At Igor Stravinsky’s request, she took a leading role in the 1951 world premiere of his “The Rake’s Progress” in Venice. The aging Arturo Toscanini, who heard her singing the Missa Solemnis at La Scala, greeted her with: “I never had the soprano so good.” It was through her that the late renowned pianist Artur Rubinstein learned to love lieder, as he wrote in his memoirs.
“She showed that the human voice can be as much an instrument of phrasing as the violin,” one enthralled critic gushed after her first appearance in London’s Covent Garden in 1947 with the Vienna State Opera Company.
Her U.S. debut came in 1953, after her marriage to Walter Legge, an English recording company executive and founder of the Philharmonia Orchestra.
It was a new resounding success. The New York Times celebrated her as a “beautiful woman with a superb stage presence” who gave a “stunning example of vocal artistry.”

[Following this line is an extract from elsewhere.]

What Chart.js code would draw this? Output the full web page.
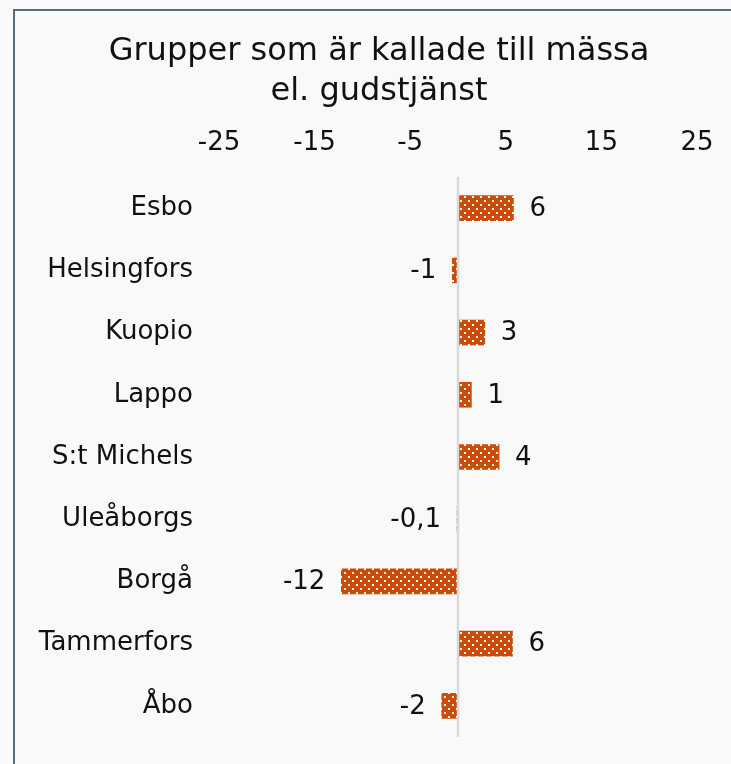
<!DOCTYPE html>
<html>
<head>
<meta charset="utf-8">
<script src="https://cdn.jsdelivr.net/npm/chart.js@4"></script>
<style>
  html, body { margin: 0; padding: 0; background: #f9f9f9; overflow: hidden; }
  #frame {
    position: absolute; left: 13px; top: 9px;
    width: 728px; height: 770px;
    border-left: 2px solid #5d6b82; border-top: 2px solid #5d6b82;
    background: #f9f9f9;
  }
</style>
</head>
<body>
<div id="frame"><canvas id="myChart" width="728" height="770"></canvas></div>
<script>
// data
let groups = ["Esbo", "Helsingfors", "Kuopio", "Lappo", "S:t Michels", "Uleåborgs", "Borgå", "Tammerfors", "Åbo"];
let change = [5.8, -0.6, 2.8, 1.4, 4.3, -0.1, -12.2, 5.7, -1.7];
let changeText = ["6", "-1", "3", "1", "4", "-0,1", "-12", "6", "-2"];
let titleLines = ["Grupper som är kallade till mässa", "el. gudstjänst"];

const FONT = "'DejaVu Sans', Verdana, sans-serif";
const textColor = "#111111";

// orange with small white dots
function dotPattern() {
    var c = document.createElement("canvas");
    c.width = 8; c.height = 8;
    var g = c.getContext("2d");
    g.fillStyle = "#cf4a05";
    g.fillRect(0, 0, 8, 8);
    g.fillStyle = "#ffffff";
    g.fillRect(1, 1, 2, 2);
    g.fillRect(5, 5, 2, 2);
    return g.createPattern(c, "repeat");
}

// light vertical line at zero + value labels
const extras = {
    id: "extras",
    afterDatasetsDraw(chart) {
        var ctx = chart.ctx;
        var x0 = chart.scales.x.getPixelForValue(0);
        var area = chart.chartArea;
        ctx.save();
        ctx.strokeStyle = "#d9d9d9";
        ctx.lineWidth = 2.5;
        ctx.beginPath();
        ctx.moveTo(x0, area.top);
        ctx.lineTo(x0, area.bottom);
        ctx.stroke();

        ctx.font = "26px " + FONT;
        ctx.fillStyle = textColor;
        ctx.textBaseline = "middle";
        chart.getDatasetMeta(0).data.forEach(function (bar, i) {
            var v = change[i];
            if (v >= 0) {
                ctx.textAlign = "left";
                ctx.fillText(changeText[i], bar.x + 16, bar.y + 1);
            } else {
                ctx.textAlign = "right";
                ctx.fillText(changeText[i], Math.min(bar.x, x0) - 16, bar.y + 1);
            }
        });
        ctx.restore();
    }
};

new Chart("myChart", {
    type: "bar",
    data: {
        labels: groups,
        datasets: [{
            data: change,
            backgroundColor: dotPattern(),
            borderWidth: 0,
            barThickness: 25
        }]
    },
    options: {
        indexAxis: "y",
        responsive: false,
        animation: false,
        layout: {padding: {bottom: 44}},
        plugins: {
            legend: {display: false},
            tooltip: {enabled: false},
            title: {
                display: true,
                text: titleLines,
                color: textColor,
                font: {family: FONT, size: 32, weight: "normal", lineHeight: 1.25},
                padding: {top: 21, bottom: 0}
            }
        },
        scales: {
            x: {
                position: "top",
                min: -25,
                max: 25,
                ticks: {
                    stepSize: 10,
                    color: textColor,
                    padding: 18,
                    font: {family: FONT, size: 26}
                },
                grid: {display: false, drawTicks: false},
                border: {display: false},
                afterFit: function (scale) { scale.height = 65; }
            },
            y: {
                ticks: {
                    color: textColor,
                    padding: 26,
                    font: {family: FONT, size: 26}
                },
                grid: {display: false, drawTicks: false},
                border: {display: false},
                afterFit: function (scale) { scale.width = 204; }
            },
            // empty right axis, only keeps room on the right so the title stays centred on the frame
            y2: {
                position: "right",
                type: "category",
                labels: groups,
                ticks: {display: false},
                grid: {display: false, drawTicks: false},
                border: {display: false},
                afterFit: function (scale) { scale.width = 46; }
            }
        }
    },
    plugins: [extras]
});
</script>
</body>
</html>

A year later, a U.S. tour again won general acclaim with “Musical America” referring to her “exquisite finish, technical mastery and interpretative felicity.” In 1955, she made her first appearance on a U.S. stage, starring in Der Rosenkavalier with the San Francisco Opera Company.
A golden “Orfeo,” which she accepted from Toscanini at a ceremony the same year, was among many awards won by Schwarzkopf. She eventually took British, and later, Austrian citizenship.
Her farewell to the stage came in 1971 at the Brussels Opera in “Der Rosenkavalier.” Her recitals continued to draw capacity audiences until her last appearance in Zurich, three days before her husband died in 1979.
Schwarzkopf, who had teamed with her husband in conducting a series of master classes at the Juilliard School in New York City in 1976, remained much in demand as a teacher. Legge died in 1979.
Schwarzkopf, who had teamed with her husband in conducting a series of master classes at the Julliard School in New York City in 1976, remained much in demand as a teacher. Legge died in 1979.
Annoyed by avant-garde interpretations of the classics, she famously quipped in 1990: “So far no one has dared go into the Louvre Museum to spray graffiti on the Mona Lisa, but some opera directors are spraying graffiti over masterpieces.”